At one point in the rally, the President focused his hatred on one woman in particular – Minnesota representative Ilhan Omar, who fled war in Somalia and came to the United States as a child. This is when the crowd, whipped into a frenzy, begins to chant, “Send her back, send her back.” Even by the dismal standards of previous Trump rallies, it was a moment of grotesque and unconcealed viciousness.

But look closely at the faces in the crowd. As they chanted, some of the audience members turned and looked at one another – they looked to one another, searching for the validation that only a communal expression of hatred can provide. Many of them were smiling – not in a way indicative of joy, but sheepishly, almost nervously. It’s the smirk of a high-school bully who’s gotten away with something. Look at the old black-and-white photos of the teenage boys who poured sugar and ketchup on civil-rights activists during the lunch-counter sit-ins of the sixties and you’ll see the same smirk.

It’s what cowardice looks like.

Even among Donald Trump’s most ardent critics, there has always been a tendency to frame his political ascension as a kind of anomaly – the result of Russian meddling or a momentarily ill-informed electorate who will in time see the light. This is, for American progressives, a self-defence mechanism, a means of avoiding the unpalatable alternative: that Donald Trump’s supporters have always known exactly what he believes, what he is. The myth of perpetual and overarching American goodness, on which so much of mainstream politics in this country relies, cannot tolerate the idea that tens of millions of Americans might be just as racist as the man they voted for.

But there is no getting away from it now. Whether Mr. Trump himself faces any real consequences for this latest debasement – a move to begin impeachment proceedings against him this week quickly died in the House, with Republicans overwhelmingly standing behind their leader and Democrats split – is almost irrelevant. A base that did not abandon Mr. Trump when he mocked a disabled reporter, when he bragged about sexual assault, when he championed a system of immigrant detention that locks up children in cages, is not about to abandon him now.

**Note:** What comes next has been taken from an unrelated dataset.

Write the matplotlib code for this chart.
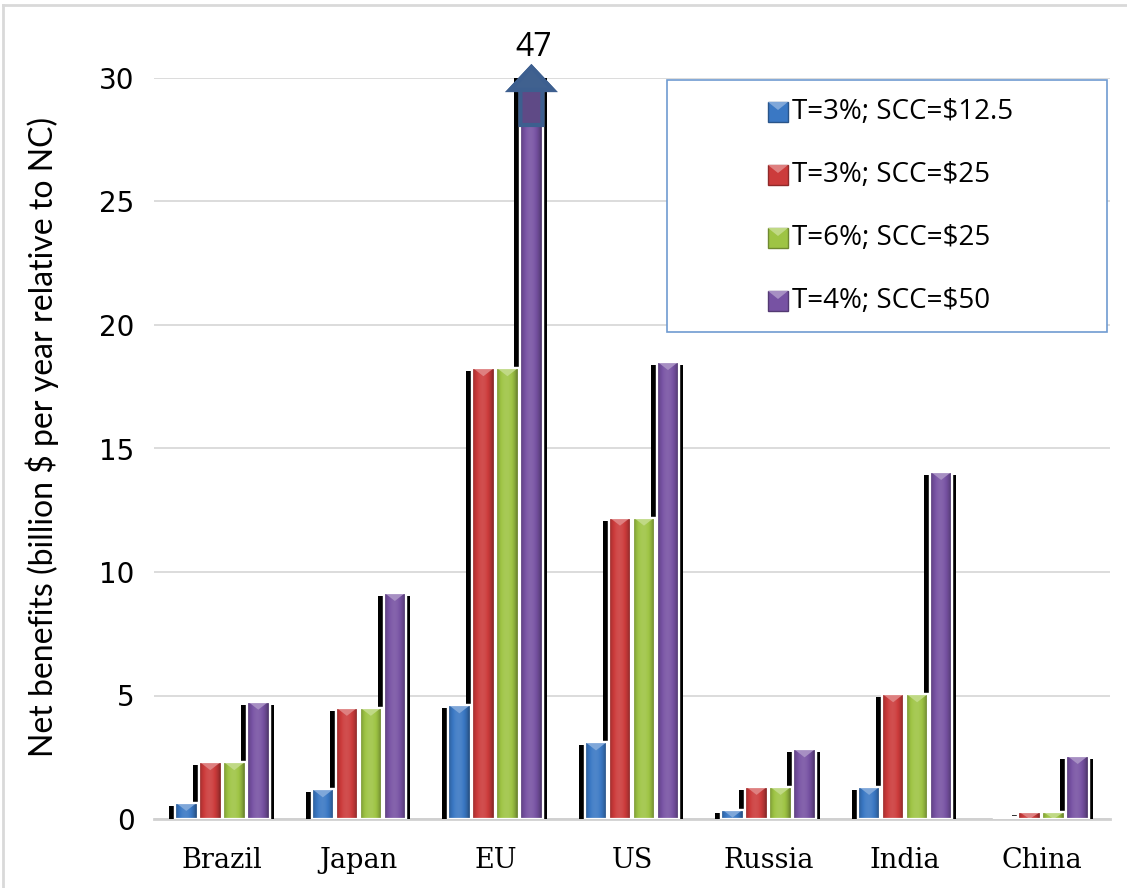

Instead, it will once again be the responsibility of Mr. Trump’s victims to live up to a moral standard the President himself can safely ignore. It will be up to the four women he attacked to prove that they are not communists or al-Qaeda supporters or whatever nonsensical slander Mr. Trump comes up with next. This, in a sense, is the power imbalance inherent in a phrase such as “Go back where you came from” – it allows a mediocre man to skate through all manner of vile behaviour unscathed, while people afforded none of his privilege must continually prove that they are sufficiently loyal, sufficiently worthy, sufficiently grateful.

And this imbalance is what will remain, long after he himself is gone. Whether he is impeached or loses the next election or serves two full terms, the damage this man has done to every facet of political discourse in America – the extent to which he has robbed the process of whatever shreds of basic decency it might have once had, or was expected to have – will last for generations. There’s a chance one of his more deranged followers will take it upon themselves to do something more direct than send Ilhan Omar back. And should that happen, it’s a sure bet that all the same Republican leaders who either fanned the flames of this hatred or stood by and did nothing will turn around and feign outrage, will offer Omar’s family their thoughts and prayers, will say they condemn violence in all its forms. The crowds that called for her head will momentarily grow quiet, but they will not stay quiet for long.

Next time the President holds a rally, look at the crowd. Look at that smirk on the faces in the audience, the terrible power of communal hatred. It has been there, in one form or another, during all the darkest moments of American history. And it is here now, not even remotely concealed. The words the crowd chants might change, but the hatred is always the same.